The applicant also claimed 297,000 Hungarian forints
for the costs and expenses incurred before the Court. The Government did not
express an opinion on the matter. Regard being had to the documents in its
possession and to its case-law, the Court considers it reasonable to award the
applicant the full sum claimed, that is, EUR 1,000.
The Court considers it appropriate that the
default interest should be based on the marginal lending rate of the European
Central Bank, to which should be added three percentage points.

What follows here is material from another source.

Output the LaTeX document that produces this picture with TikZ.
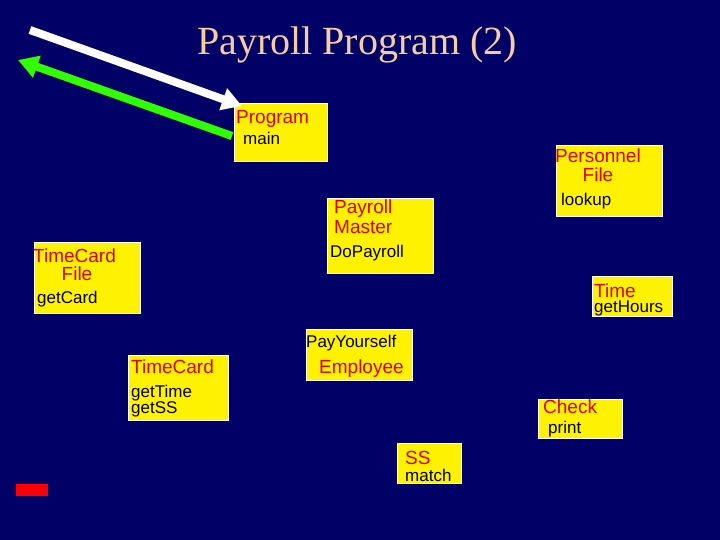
\documentclass[tikz,border=0pt]{standalone}
\usepackage{fontspec}
\setmainfont{Liberation Serif}
\newfontfamily\arial{Liberation Sans}
\begin{document}
\begin{tikzpicture}[x=1pt,y=-1pt,
  box/.style={fill=yellow,draw=white,line width=0.8pt},
  cls/.style={anchor=west,inner sep=0pt,text=red!85!black,font=\arial\fontsize{19}{20}\selectfont},
  mth/.style={anchor=west,inner sep=0pt,text=black,font=\arial\fontsize{17}{18}\selectfont},
  arr/.style={line width=8pt,-{Triangle[length=20pt,width=22pt]}}]
\usetikzlibrary{arrows.meta}
\fill[fill={rgb,255:red,0;green,0;blue,102}] (0,0) rectangle (720,540);
\useasboundingbox (0,0) rectangle (720,540);
\node[text={rgb,255:red,245;green,205;blue,160},font=\fontsize{40}{42}\selectfont] (title) at (357,45) {Payroll Program (2)};
% boxes
\draw[box] (234,103) rectangle (327,161);
\draw[box] (556,145) rectangle (662,216);
\draw[box] (327,198) rectangle (433,273);
\draw[box] (34,242) rectangle (140,313);
\draw[box] (592,276) rectangle (672,316);
\draw[box] (306,329) rectangle (412,380);
\draw[box] (128,355) rectangle (228,420);
\draw[box] (538,399) rectangle (622,438);
\draw[box] (397,443) rectangle (461,483);
\fill[red] (16,484) rectangle (48,496);
% texts
\node[cls] (prog) at (236,119) {Program};
\node[mth] (main) at (243,138) {main};
\node[cls,anchor=center] (pers) at (598,156) {Personnel};
\node[cls,anchor=center] (pfile) at (598,175) {File};
\node[mth] (lookup) at (561,201) {lookup};
\node[cls] (pay) at (334,209) {Payroll};
\node[cls] (master) at (334,227) {Master};
\node[mth] (dopay) at (330,253) {DoPayroll};
\node[cls] (tcf) at (33,256) {TimeCard};
\node[cls,anchor=center] (tcfile) at (77,274) {File};
\node[mth] (getcard) at (37,299) {getCard};
\node[cls] (time) at (594,291) {Time};
\node[mth] (gethours) at (594,308) {getHours};
\node[mth] (payy) at (306,343) {PayYourself};
\node[cls] (emp) at (319,369) {Employee};
\node[cls] (tc) at (131,367) {TimeCard};
\node[mth] (gettime) at (131,393) {getTime};
\node[mth] (getss) at (131,409) {getSS};
\node[cls] (check) at (543,407) {Check};
\node[mth] (print) at (548,429) {print};
\node[cls] (ss) at (405,458) {SS};
\node[mth] (match) at (405,475) {match};
% arrows
\coordinate (w1) at (30,30);
\coordinate (w2) at (242,106);
\coordinate (g1) at (232,136);
\coordinate (g2) at (18,60);
\draw[arr,white] (w1) -- (w2);
\draw[arr,green!75!lime] (g1) -- (g2);
\end{tikzpicture}
\end{document}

FOR THESE REASONS, THE COURT UNANIMOUSLY
1. Declares the application admissible;
2. Holds that there has been a violation of
Article 6 § 1 of the Convention;
3. Holds
(a) that the respondent State is to pay the applicant,
within three months, the following amounts, to be converted into Hungarian forints
at the rate applicable at the date of settlement:
(i) EUR 8,000 (eight thousand euros), plus any tax
that may be chargeable, in respect of non-pecuniary damage;
(ii) EUR 1,000 (one thousand euros), plus any tax
that may be chargeable to the applicant, in respect of costs and expenses;
(b) that from the expiry of the above-mentioned
three months until settlement simple interest shall be payable on the above
amounts at a rate equal to the marginal lending rate of the European Central
Bank during the default period plus three percentage points;
4. Dismisses the remainder of the applicant’s
claim for just satisfaction.
Done in English, and notified in writing on 24 September
2013, pursuant to Rule 77 §§ 2 and 3 of the Rules of Court.